Naturally, as a child you move much more ponderously without any of the grace and nimbleness of your bird form. Yet, as a child you’re able to manipulate objects due to obvious dexterity and strength. This gives you the ability to move giant orbs, gates and release mechanisms.
Much of the child puzzles are dependent on AI that is often unreliable. While the wonky AI is annoying, it is nothing compared to how confusing the level design is. What makes the puzzles such a struggle is the fact that you’re constantly at war with the game’s lighting and the world construction.

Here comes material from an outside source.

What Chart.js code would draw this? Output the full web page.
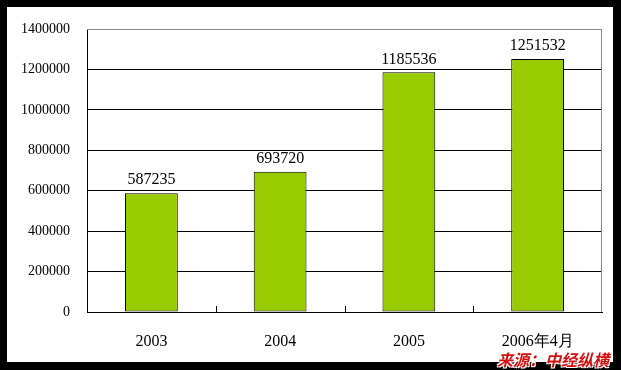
<!DOCTYPE html>
<html>
<head>
<meta charset="utf-8">
<script src="https://cdn.jsdelivr.net/npm/chart.js@4.4.1/dist/chart.umd.min.js"></script>
<style>
  html, body { margin: 0; padding: 0; background: #000; }
  body { width: 621px; height: 370px; position: relative; overflow: hidden; }
  #frame { position: absolute; left: 7px; top: 7px; width: 606px; height: 355px; background: #fff; }
  #source {
    position: absolute; left: 497px; top: 347px;
    font: italic bold 16px "Noto Sans CJK SC", sans-serif;
    color: #d41111;
    text-shadow: 1px 1px 0 #fff, -1px -1px 0 #fff, 1px -1px 0 #fff, -1px 1px 0 #fff;
  }
</style>
</head>
<body>
<div id="frame"><canvas id="chart" width="606" height="355"></canvas></div>
<div id="source">来源：中经纵横</div>
<script>
/* bar chart: yearly totals */
const categories = ['2003', '2004', '2005', '2006年4月'];
const values = [587235, 693720, 1185536, 1251532];
const yTicks = [0, 200000, 400000, 600000, 800000, 1000000, 1200000, 1400000];

const serif = '"Liberation Serif", "Times New Roman", serif';

/* value labels above bars, border and small tick marks */
const extras = {
  id: 'extras',
  afterDatasetsDraw(chart) {
    const ctx = chart.ctx;
    const meta = chart.getDatasetMeta(0);
    ctx.save();
    ctx.font = '16px ' + serif;
    ctx.fillStyle = '#000';
    ctx.textAlign = 'center';
    ctx.textBaseline = 'bottom';
    meta.data.forEach((bar, i) => {
      ctx.fillText(String(values[i]), bar.x, bar.y - 5);
    });

    const a = chart.chartArea;
    const xs = chart.scales.x;
    // gray border top and right
    ctx.strokeStyle = '#888';
    ctx.lineWidth = 1;
    ctx.beginPath();
    ctx.moveTo(a.left, a.top + 0.5);
    ctx.lineTo(a.right - 0.5, a.top + 0.5);
    ctx.lineTo(a.right - 0.5, a.bottom);
    ctx.stroke();

    // tick marks between categories
    ctx.strokeStyle = '#000';
    ctx.beginPath();
    for (let i = 1; i < categories.length; i++) {
      const x = Math.round((xs.getPixelForValue(i - 1) + xs.getPixelForValue(i)) / 2) + 0.5;
      ctx.moveTo(x, a.bottom);
      ctx.lineTo(x, a.bottom - 6);
    }
    ctx.stroke();
    ctx.restore();
  }
};

new Chart(document.getElementById('chart'), {
  type: 'bar',
  data: {
    labels: categories,
    datasets: [{
      data: values,
      backgroundColor: '#99cc00',
      borderColor: '#000',
      borderWidth: 1,
      borderSkipped: false,
      categoryPercentage: 1,
      barPercentage: 0.41
    }]
  },
  options: {
    responsive: false,
    animation: false,
    layout: { padding: { left: 0, right: 11, top: 22, bottom: 0 } },
    plugins: { legend: { display: false }, tooltip: { enabled: false } },
    scales: {
      x: {
        grid: { display: false },
        border: { color: '#000', width: 1 },
        ticks: { color: '#000', font: { family: serif, size: 16 }, padding: 12 },
        afterFit(s) { s.height = 50; }
      },
      y: {
        min: 0,
        max: 1400000,
        afterBuildTicks(s) { s.ticks = yTicks.map(v => ({ value: v })); },
        grid: {
          color: ctx => ctx.tick && ctx.tick.value === 1400000 ? '#888' : '#000',
          drawTicks: false
        },
        border: { color: '#000', width: 1 },
        ticks: {
          color: '#000',
          font: { family: serif, size: 14 },
          padding: 17,
          callback: v => String(v)
        },
        afterFit(s) { s.width = 80; s.paddingTop = 0; s.paddingBottom = 0; }
      }
    }
  },
  plugins: [extras]
});
</script>
</body>
</html>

This is what makes the game such a struggle of legibility. The solutions to the puzzles aren’t mind-numbingly difficult. More, navigating the world and figuring out what is going on is what makes solving them so challenging. It ends up deflating the joy that comes from the philosophy of letting players discover the answers on their own, which is a shame because it does so many things right.
Artistically, Vane achieves a lot. It crafts a dark, atmospheric world full of intrigue. However, its atmosphere is both its crowning achievement and its biggest weakness. Due to the darkness of the world and the lighting, it can be difficult to see where you need to go on the level in front of you. Coupled with a wonky camera, the game is hard to enjoy.
Vane was reviewed on PlayStation 4 with a code provided by the developer.